Before we can have an intelligent conversation about this film, let me start off by answering that old chestnut question of high-school English tests: "Explain the title" (10 marks). The usual answer: according to some dictionary-or-other, the word "perdition" refers to the process of losing one's soul, or simply "hell", if you prefer. But you already know this. Everybody knows this. I mention it only to refresh your memory.

I think I could describe "Road To Perdition" by taking just a single frame of film from about 5 minutes in, and holding it up to the light. Here -- have a look. It's a picture of a wake. The well-dressed man is Paul Newman. That's his house. You can tell what he's about by the look in his eye and the cut of his suit. In the crowd, that's Tom Hanks, looking a little heavier than in "Castaway", which is good because in this film he's playing a heavy, someone who does things to people. Before the film ends, he'll do a lot of things to a lot of people. And he'll do it with his 12 year old son, played by Tyler Hoechlin.

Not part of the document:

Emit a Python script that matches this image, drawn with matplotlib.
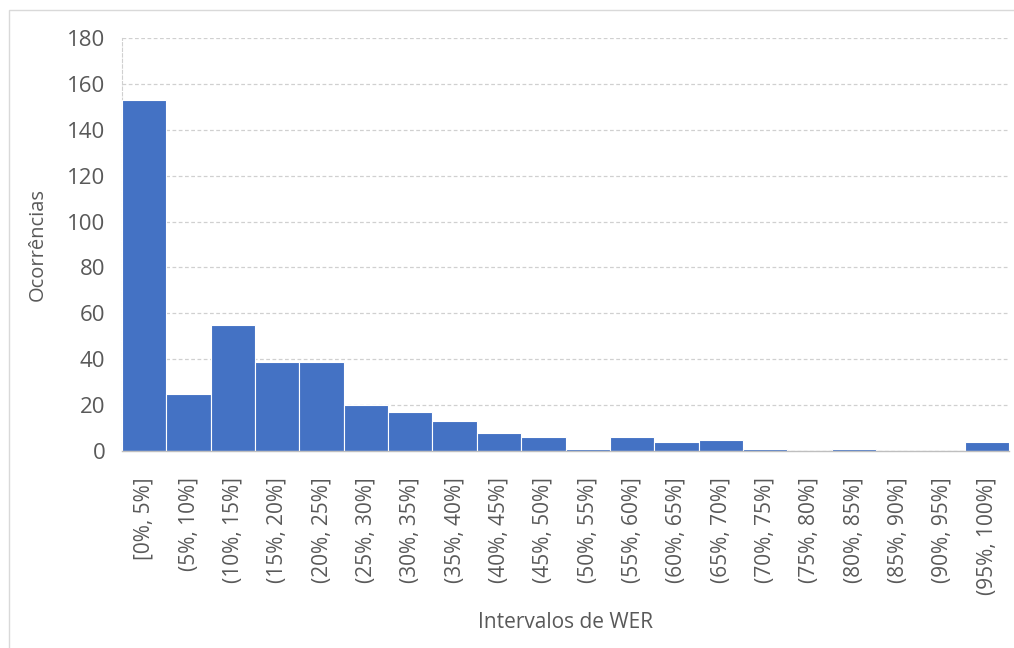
import matplotlib
matplotlib.use("Agg")
import matplotlib.pyplot as plt
from matplotlib.patches import Rectangle

categories = ["[0%, 5%]", "(5%, 10%]", "(10%, 15%]", "(15%, 20%]", "(20%, 25%]",
              "(25%, 30%]", "(30%, 35%]", "(35%, 40%]", "(40%, 45%]", "(45%, 50%]",
              "(50%, 55%]", "(55%, 60%]", "(60%, 65%]", "(65%, 70%]", "(70%, 75%]",
              "(75%, 80%]", "(80%, 85%]", "(85%, 90%]", "(90%, 95%]", "(95%, 100%]"]
counts = [153, 25, 55, 39, 39, 20, 17, 13, 8, 6, 1, 6, 4, 5, 1, 0, 1, 0, 0, 4]
yticks = [0, 20, 40, 60, 80, 100, 120, 140, 160, 180]

plt.rcParams['font.family'] = ['Open Sans', 'DejaVu Sans']
text_color = '#595959'
grid_color = '#D0D0D0'

fig = plt.figure(figsize=(10.14, 6.48), dpi=100)
fig.patch.set_facecolor('white')

# chart area border
fig.patches.append(Rectangle((9 / 1014, -0.05), 1.2, 1 - 10 / 648 + 0.05,
                             transform=fig.transFigure, fill=False,
                             edgecolor='#D9D9D9', linewidth=1.0))

ax = fig.add_axes([122 / 1014, 1 - 451 / 648, (1009 - 122) / 1014, (451 - 38) / 648])
x = list(range(len(categories)))
ax.bar(x, counts, width=1.0, color='#4472C4', edgecolor='white', linewidth=0.8, zorder=3)

ax.set_xlim(-0.5, len(categories) - 0.5)
ax.set_ylim(0, 180)
ax.set_yticks(yticks)
ax.set_yticklabels([str(v) for v in yticks])
ax.set_xticks(x)
ax.set_xticklabels(categories, rotation=90, va='top', ha='center')

ax.grid(axis='y', color=grid_color, linestyle=(0, (3, 2)), linewidth=0.9, zorder=0)
for side in ['top', 'right']:
    ax.spines[side].set_visible(False)
ax.spines['left'].set_color(grid_color)
ax.spines['left'].set_linestyle((0, (3, 2)))
ax.spines['bottom'].set_color('#BFBFBF')
ax.spines['bottom'].set_linewidth(1.0)
ax.spines['bottom'].set_zorder(4)

ax.tick_params(axis='both', length=0, colors=text_color)
ax.tick_params(axis='y', pad=12, labelsize=16)
ax.tick_params(axis='x', pad=19, labelsize=15)

ax.set_ylabel('Ocorrências', color=text_color, fontsize=14.5, labelpad=14)
ax.set_xlabel('Intervalos de WER', color=text_color, fontsize=15, labelpad=12)

fig.savefig('out.png', dpi=100, facecolor='white')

When I first started thinking about Hank's choice in roles, I had somehow convinced myself that he's played nothing but fluff -- "You've Got Mail', "Toy Story", "Forrest Gump", "Sleepless in Seatle", "Bachelor Party", "Splash" -- the list goes on an on. But then I actually read the full list, and found films I had seen but had somehow slipped my mind -- "Apollo 13" (which I had seen only 2 nights before), "Philadelphia", "Saving Private Ryan" -- films in which Hanks gets a chance to display the range of which he's capable. Add "Road To Perdition" in to the second group. It's a good role, well-executed. He plays a thug who has to find some balance between the things he does, and the rewards for his actions. On the one hand, he works for a man who controls people through fear and intimidation. On the other, he is well-paid, and is able to provide for his family. Is it wrong to put food on the table? To be able to put a roof over the heads of your loved ones? What will you do, how far will you go to protect your family? That's the story's question.

In what turned out to be an undistinguished slough of forgettable summer films, this is the only one what stood out. Director Mendes is back with with cinematographer Conrad Hall who photographs the movie as if it was a photograph, each frame exactly as it should be. It also sounds curiously familiar, no doubt because it was scored by Thomas Newman, who also worked with Mendes on "American Beauty". Now, I liked the music from "American Beauty" a lot; it fit the film superbly. But does a style which suits undistinguished suburbia also fit the depression-era mid-West? I wish it did, and that's the only even remotely negative thing I have to say about this film.

The film is currently making the rounds of the repertory cinemas. If you get a chance to see it in a proper theatre, do it. If you have to settle for DVD or video tape, at least sit close to the TV. And no bathroom breaks.